The Sunday Washington Post had a long, hagiographic article about Senator Mark Warner’s critique about how capitalism “isn’t working” for the masses and his heroic attempts to fix it that left me thinking I’m in an alternate reality.
The problem he sees is that the growing tendency of people to change jobs throughout their career has left people unprepared for retirement, and that we need to do more to make sure that workers have some sort of safety net to provide them with health care and income in their golden years.
That this was largely addressed decades ago with the introduction of Social Security and Medicare was completely missing from the article. Social Security is an incredibly progressive retirement program that provides everyone with a work history of at least ten years with a decent-sized benefit that doesn’t go up all that much for wealthier people who contributed much more. And Medicare is the largest government program there is, covering hospitalization costs, basic health costs and drug benefits for tens of millions of senior citizens. The government spends about $1.5 trillion each year on these two programs, and they make up the majority of our federal budget. There’s also plenty of evidence that they prevent seniors from indigence: the poverty rate for seniors is well below that of other age groups.

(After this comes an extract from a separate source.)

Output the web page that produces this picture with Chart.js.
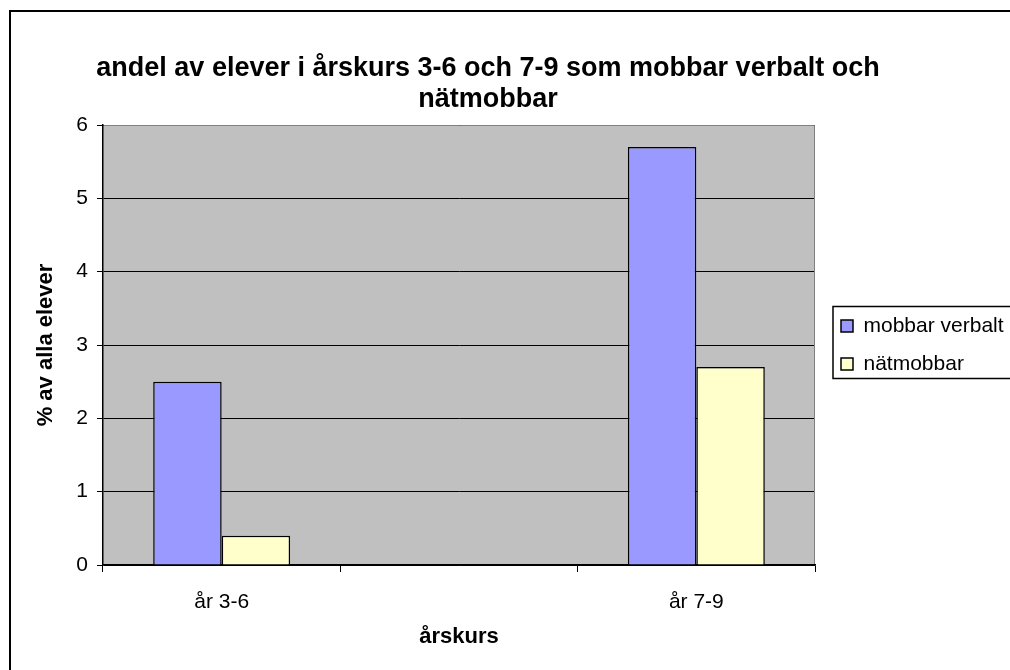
<!DOCTYPE html>
<html>
<head>
<meta charset="utf-8">
<script src="https://cdn.jsdelivr.net/npm/chart.js@4.4.0/dist/chart.umd.min.js"></script>
<style>
  html, body { margin: 0; padding: 0; background: #fff; overflow: hidden; }
  canvas { display: block; }
</style>
</head>
<body>
<canvas id="chart" width="1040" height="690"></canvas>
<script>
const categories = ["år 3-6", "", "år 7-9"];
const verbalValues = [2.5, null, 5.7];
const natValues = [0.4, null, 2.7];
const seriesNames = ["mobbar verbalt", "nätmobbar"];
const yTicks = [0, 1, 2, 3, 4, 5, 6];
const titleLines = ["andel av elever i årskurs 3-6 och 7-9 som mobbar verbalt och", "nätmobbar"];

Chart.defaults.font.family = '"Liberation Sans", Arial, sans-serif';
Chart.defaults.color = "#000";

// excel look: grey plot area, grey top/right edge, legend frame, outer frame
const excelFrame = {
  id: "excelFrame",
  afterLayout(chart) {
    chart.legend.left += 9;
    chart.legend.right += 9;
    // title is centred a bit left of the full width, like the original
    const t = chart.titleBlock;
    const shift = 488 - (t.left + t.right) / 2;
    t.left += shift;
    t.right += shift;
  },
  beforeDraw(chart) {
    const { ctx, chartArea: a } = chart;
    ctx.save();
    ctx.fillStyle = "#c0c0c0";
    ctx.fillRect(a.left, a.top, a.right - a.left, a.bottom - a.top);
    ctx.restore();
  },
  afterDraw(chart) {
    const { ctx, chartArea: a } = chart;
    const hb = chart.legend.legendHitBoxes;
    ctx.save();
    ctx.strokeStyle = "#808080";
    ctx.lineWidth = 1;
    ctx.beginPath();
    ctx.moveTo(a.left + 1, a.top + 0.5);
    ctx.lineTo(a.right - 0.5, a.top + 0.5);
    ctx.lineTo(a.right - 0.5, a.bottom - 1);
    ctx.stroke();

    ctx.strokeStyle = "#000";
    ctx.lineWidth = 1.5;
    const top = hb[0].top - 9;
    const bottom = hb[1].top + hb[1].height + 4;
    ctx.strokeRect(hb[0].left - 8, top, chart.width, bottom - top);

    ctx.lineWidth = 2;
    ctx.strokeRect(10, 11, chart.width - 20, chart.height - 22);
    ctx.restore();
  },
};

new Chart(document.getElementById("chart"), {
  type: "bar",
  data: {
    labels: categories,
    datasets: [
      {
        label: seriesNames[0],
        data: verbalValues,
        backgroundColor: "#9999ff",
        borderColor: "#000",
        borderWidth: 1.5,
      },
      {
        label: seriesNames[1],
        data: natValues,
        backgroundColor: "#ffffcc",
        borderColor: "#000",
        borderWidth: 1.5,
      },
    ],
  },
  options: {
    responsive: false,
    animation: false,
    layout: { padding: { left: 30, top: 12, right: 40, bottom: 12 } },
    datasets: { bar: { barPercentage: 1, categoryPercentage: 0.577 } },
    plugins: {
      title: {
        display: true,
        text: titleLines,
        font: { size: 27, weight: "bold", lineHeight: 31 / 27 },
        padding: { top: 41.5, bottom: 9.5 },
      },
      legend: {
        position: "right",
        maxWidth: 185,
        labels: {
          font: { size: 21 },
          boxWidth: 12,
          boxHeight: 12,
          padding: 17,
        },
      },
      tooltip: { enabled: false },
    },
    scales: {
      x: {
        afterFit(scale) {
          scale.height = 113;
        },
        grid: { offset: true, drawOnChartArea: false, drawTicks: true, tickLength: 7, color: "#000" },
        border: { color: "#000", width: 1.5 },
        ticks: { padding: 18, font: { size: 21 }, maxRotation: 0, autoSkip: false },
        title: {
          display: true,
          text: "årskurs",
          font: { size: 22, weight: "bold" },
          padding: { top: 0, bottom: 28 },
        },
      },
      y: {
        min: yTicks[0],
        max: yTicks[yTicks.length - 1],
        afterFit(scale) {
          scale.width = 73;
        },
        afterBuildTicks(scale) {
          scale.ticks = yTicks.map((v) => ({ value: v }));
        },
        grid: { color: "#000", lineWidth: 1, tickLength: 6 },
        border: { color: "#000", width: 1.5 },
        ticks: { padding: 9, font: { size: 21 } },
        title: {
          display: true,
          text: "% av alla elever",
          font: { size: 22, weight: "bold" },
          padding: { top: 3, bottom: 0 },
        },
      },
    },
  },
  plugins: [excelFrame],
});
</script>
</body>
</html>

The current Administration also added an expensive entitlement that makes it much easier for people under age 65 who do not receive health insurance to obtain it, along with a healthy subsidy. For a family of four in Washington DC there is still a subsidy for an income of $80,000, which is well above the mean household income, and Medicaid completely covers those who don’t make enough money to buy their own health insurance. What more can we possibly do to make health insurance more affordable for the working poor?
The latest push of the Administration--and one that Senator Warner is leading--is to create some sort of government 401k. The idea is an awful one--the rationale is that since we move around to so many jobs, and since many employees do not provide a retirement plan, the government should do it for them. Earlier this year the Department of Labor made it much easier for the states to set up retirement accounts for their workers that would be administered by the state as an option for workers at firms without a retirement plan.
It is a supremely bad idea. For starters, there is no evidence that a public option is better than a private option, and plenty of data showing the contrary. For instance, the college savings accounts run by the states are no different than what people would get if they went to their local Fidelity or Vanguard office and opened their account, save for the fact that the latter would not come with a tax break, and the money in the government account has a sharply higher management fee than are found in the private funds. The Department of Labor just spent a year trying to drive down management fees in retirement accounts and they’re embarking on a new plan that would invariably create millions of accounts with higher management fees than they could get elsewhere.
Until recently liberals were in full defense of defined benefit pensions despite the fact that they disadvantaged people who had shorter job tenure and were more likely to change jobs, both of which tend to be truer for women than men. That they realize these don’t work in today’s economy is gratifying, but their insistence that the government create a vehicle to replace it is nonsensical.
If we want to nudge people to get a retirement account, we can do that without the state of Massachusetts inserting itself as a middleman. And politicians should stop pretending that there’s a senior citizen poverty crisis, no matter how flattering the Post may treat such efforts.